It then became a question of a square meal at the caravanserai. The concentration of five columns had taxed the capabilities of the little hostel beyond endurance. All that they could furnish was milk and butter. But they were prepared to cook any food that was brought, so with an effort it was possible to arrive at a meal. There was no lack of entertainment, however. One of the columns had sent out 300 men and a pompom in [264]pursuit of Hertzog's fugitives, and the force had just returned with quite a haul of prisoners. They had come across the rearmost of them as they were in the act of crossing the river in a rickety punt, which vessel had been scientifically rendered unseaworthy by a well-directed belt of pompom-shells. Examination of the bushes on the near bank of the river showed that dozens of Boers had literally gone to earth. The river approach was full of rain-fissures and water-cracks, and the men spent the whole morning actually bolting burghers from cover, much in the same manner as a pack of beagles is well used to aid sportsmen to shoot a rabbit-covert.

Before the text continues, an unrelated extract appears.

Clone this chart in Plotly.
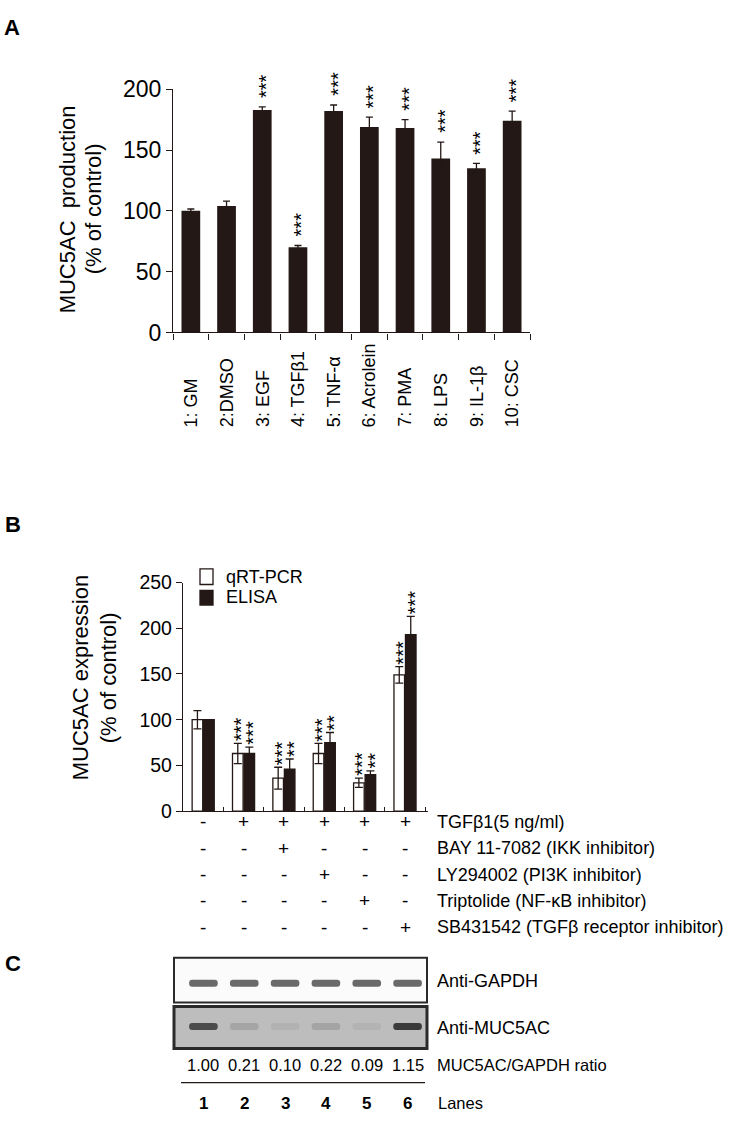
import plotly.graph_objects as go

W, H = 735, 1125
FONT = "Liberation Sans, Arial, sans-serif"
INK = "#231815"

# ---- panel A data
a_labels = ["1: GM", "2:DMSO", "3: EGF", "4: TGFβ1", "5: TNF-α",
            "6: Acrolein", "7: PMA", "8: LPS", "9: IL-1β", "10: CSC"]
a_values = [100, 104, 183, 70, 182, 169, 168, 143, 135, 174]
a_errors = [1.5, 4, 2.5, 1.5, 5, 8, 7, 13.5, 4, 8]
a_stars = ["", "", "***", "***", "***", "***", "***", "***", "***", "***"]

# ---- panel B data
lanes = ["1", "2", "3", "4", "5", "6"]
pcr_values = [100, 63, 36, 63, 31, 149]
pcr_errors = [10, 11, 12, 11, 5, 9]
elisa_values = [100, 63, 46, 75, 40, 193]
elisa_errors = [0, 7, 11, 11, 4, 20]
pcr_stars = ["", "***", "***", "***", "***", "***"]
elisa_stars = ["", "***", "**", "**", "**", "***"]

treatments = ["TGFβ1(5 ng/ml)", "BAY 11-7082 (IKK inhibitor)",
              "LY294002 (PI3K inhibitor)", "Triptolide (NF-κB inhibitor)",
              "SB431542 (TGFβ receptor inhibitor)"]
treat_signs = [["-", "+", "+", "+", "+", "+"],
               ["-", "-", "+", "-", "-", "-"],
               ["-", "-", "-", "+", "-", "-"],
               ["-", "-", "-", "-", "+", "-"],
               ["-", "-", "-", "-", "-", "+"]]

# ---- panel C data
gapdh_band = [1, 1, 1, 1, 1, 1]
muc_ratio = [1.00, 0.21, 0.10, 0.22, 0.09, 1.15]


def px(x):
    return x / W


def py(y):
    return 1 - y / H


def ann(text, x, y, size=18, xref="paper", yref="paper", **kw):
    d = dict(text=text, x=x, y=y, xref=xref, yref=yref, showarrow=False,
             xanchor="center", yanchor="middle",
             font=dict(family=FONT, size=size, color="black"))
    d.update(kw)
    return d


fig = go.Figure()

# A bars
fig.add_trace(go.Bar(x=a_labels, y=a_values, marker=dict(color=INK, line=dict(width=0)),
                     error_y=dict(type="data", array=a_errors, color=INK, thickness=1.3, width=3.5),
                     xaxis="x", yaxis="y", showlegend=False))

# B bars
fig.add_trace(go.Bar(x=lanes, y=pcr_values, name="qRT-PCR",
                     marker=dict(color="white", line=dict(color=INK, width=1.3)),
                     error_y=dict(type="data", array=pcr_errors, color=INK, thickness=1.3, width=4),
                     xaxis="x2", yaxis="y2", showlegend=False))
fig.add_trace(go.Bar(x=lanes, y=elisa_values, name="ELISA",
                     marker=dict(color=INK, line=dict(color=INK, width=1.3)),
                     error_y=dict(type="data", array=elisa_errors, color=INK, thickness=1.3, width=4),
                     xaxis="x2", yaxis="y2", showlegend=False))

# C gel bands
fig.add_trace(go.Bar(x=lanes, y=[0.16] * 6, base=0.35, width=0.7,
                     marker=dict(color=gapdh_band, colorscale=[[0, "#f4f4f4"], [1, "#6a6a6a"]],
                                 cmin=0, cmax=1, line=dict(width=0), cornerradius=3),
                     xaxis="x3", yaxis="y3", showlegend=False))
fig.add_trace(go.Bar(x=lanes, y=[0.17] * 6, base=0.44, width=0.7,
                     marker=dict(color=muc_ratio, colorscale=[[0, "#bdbdbd"], [1, "#3a3a3a"]],
                                 cmin=0, cmax=1.15, line=dict(width=0), cornerradius=3),
                     xaxis="x3", yaxis="y4", showlegend=False))

ax_common = dict(showgrid=False, zeroline=False, showline=True, linecolor=INK, linewidth=1.3,
                 tickcolor=INK, tickwidth=1.3)

annotations = []
shapes = []

# panel letters
annotations.append(ann("<b>A</b>", px(2), py(15), size=22, xanchor="left"))
annotations.append(ann("<b>B</b>", px(3), py(524), size=22, xanchor="left"))
annotations.append(ann("<b>C</b>", px(3), py(973), size=22, xanchor="left"))

# A titles / labels
annotations.append(ann("MUC5AC\u00a0 production", px(67), py(201), size=22, textangle=-90))
annotations.append(ann("(% of control)", px(93), py(201), size=22, textangle=-90))
for i, lab in enumerate(a_labels):
    annotations.append(ann(lab, i, py(426), size=18, xref="x", textangle=-90, yanchor="bottom"))
for i, (v, e, s) in enumerate(zip(a_values, a_errors, a_stars)):
    if s:
        annotations.append(ann(s, i, v + e, size=20, xref="x", yref="y", textangle=-90,
                               yanchor="bottom", yshift=7, xshift=4))

# B titles / legend / stars
annotations.append(ann("MUC5AC expression", px(80), py(681), size=22, textangle=-90))
annotations.append(ann("(% of control)", px(108), py(681), size=22, textangle=-90))
shapes.append(dict(type="rect", xref="paper", yref="paper", x0=px(200), x1=px(213),
                   y0=py(569), y1=py(585), fillcolor="white", line=dict(color=INK, width=1.3)))
shapes.append(dict(type="rect", xref="paper", yref="paper", x0=px(200), x1=px(213),
                   y0=py(591), y1=py(606), fillcolor=INK, line=dict(color=INK, width=1.3)))
annotations.append(ann("qRT-PCR", px(224), py(577), size=18, xanchor="left"))
annotations.append(ann("ELISA", px(224), py(598), size=18, xanchor="left"))
for i, (v, e, s) in enumerate(zip(pcr_values, pcr_errors, pcr_stars)):
    if s:
        annotations.append(ann(s, i, v + e, size=20, xref="x2", yref="y2", textangle=-90,
                               yanchor="bottom", yshift=0, xshift=-6 + 4))
for i, (v, e, s) in enumerate(zip(elisa_values, elisa_errors, elisa_stars)):
    if s:
        annotations.append(ann(s, i, v + e, size=20, xref="x2", yref="y2", textangle=-90,
                               yanchor="bottom", yshift=0, xshift=6 + 4))

# B treatment table
row_y = [828, 855, 882, 909, 936]
for name, signs, yy in zip(treatments, treat_signs, row_y):
    annotations.append(ann(name, px(435), py(yy), size=18, xanchor="left"))
    for i, sg in enumerate(signs):
        annotations.append(ann(sg, i, py(yy), size=19, xref="x2"))

# C gel frames
shapes.append(dict(type="rect", xref="paper", yref="paper", layer="below",
                   x0=px(174), x1=px(427), y0=py(1013), y1=py(967),
                   fillcolor="#fbfbfb", line=dict(color="#2a2a2a", width=2)))
shapes.append(dict(type="rect", xref="paper", yref="paper", layer="below",
                   x0=px(174), x1=px(427), y0=py(1060), y1=py(1017),
                   fillcolor="#bdbdbd", line=dict(color="#2a2a2a", width=3)))
shapes.append(dict(type="line", xref="paper", yref="paper",
                   x0=px(181), x1=px(425), y0=py(1095), y1=py(1095),
                   line=dict(color=INK, width=1.3)))
annotations.append(ann("Anti-GAPDH", px(435), py(991), size=18, xanchor="left"))
annotations.append(ann("Anti-MUC5AC", px(435), py(1039), size=18, xanchor="left"))
annotations.append(ann("MUC5AC/GAPDH ratio", px(435), py(1077), size=16.5, xanchor="left"))
annotations.append(ann("Lanes", px(436), py(1116), size=16.5, xanchor="left"))
for i, (lane, r) in enumerate(zip(lanes, muc_ratio)):
    annotations.append(ann("%.2f" % r, i, py(1077), size=16.5, xref="x3"))
    annotations.append(ann("<b>%s</b>" % lane, i, py(1116), size=17, xref="x3"))

fig.update_layout(
    width=W, height=H, margin=dict(l=0, r=0, t=0, b=0),
    paper_bgcolor="white", plot_bgcolor="white",
    barmode="group", bargap=0.43, bargroupgap=0.08,
    font=dict(family=FONT, color="black"),
    xaxis=dict(type="category", domain=[px(173), px(530)], anchor="y", ticks="outside", ticklen=6,
               tickson="boundaries", showticklabels=False, **ax_common),
    yaxis=dict(domain=[py(327), py(78)], anchor="x", range=[0, 200], dtick=50,
               ticks="outside", ticklen=6, tickfont=dict(size=23, color="black"), **ax_common),
    xaxis2=dict(type="category", domain=[px(183), px(428)], anchor="y2", ticks="inside", ticklen=4,
                tickson="boundaries", showticklabels=False, **ax_common),
    yaxis2=dict(domain=[py(817), py(583)], anchor="x2", range=[0, 250], dtick=50,
                ticks="outside", ticklen=6, tickfont=dict(size=19.5, color="black"), **ax_common),
    xaxis3=dict(type="category", domain=[px(183), px(428)], anchor="y3", visible=False),
    yaxis3=dict(domain=[py(1013), py(967)], anchor="x3", range=[0, 1], visible=False),
    yaxis4=dict(domain=[py(1060), py(1017)], anchor="x3", range=[0, 1], visible=False),
    annotations=annotations, shapes=shapes,
)

# the page's default body margin would shift the figure by 8px
fig.write_html("out.html", config={"displayModeBar": False},
               post_script="document.body.style.margin='0';")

It was not until you found opportunity to see these prisoners that you realised what this war meant to these farmer guerillas, and the influence which the failure of De Wet's invasion must have made on the subsequent operations. Amongst the whole 200 prisoners that were brought in that day, there was only one man—a man who called himself Hertzog's secretary—who was completely dressed. The majority had neither coats nor boots; and their remaining costume was in the last stage [265]of decay. Nor had the inner man been nurtured any better than the outer. They were emaciated and drawn with hunger and hardship. They rose out of their holes with their hands above their heads like great gaunt ghosts with saucer eyes. They were in such a state that surrender brought to them no pangs of remorse. They welcomed it as a means to live, and their ravenous supplication for food was not the least pathetic setting to the scene. They are a strange paradox these people. One could not help admiring the patriotism—or is it magnetic power of their leaders?—which kept in the field, in spite of all its dismal horrors of death and suffering, men who had but to surrender to return to their share of the comfort of living. If it is true patriotism, then you feel inclined to raise your hat. But if it is only fear of the knout, then hanging is the best end you could wish the leaders, who are able to control such suffering, and who, in the hope of personal advancement, refuse to alleviate it. But what is more humiliating than anything else, is the realisation that these miserable creatures are an enemy able to keep the flower of England's [266]army in check, to levy a tax of six millions a-month upon this country, and render abortive a military reputation built upon unparalleled traditions. This is indeed a bitter reflection, a painful reminder that the advance of science has placed the athlete and the cripple almost upon an equality in armed encounter.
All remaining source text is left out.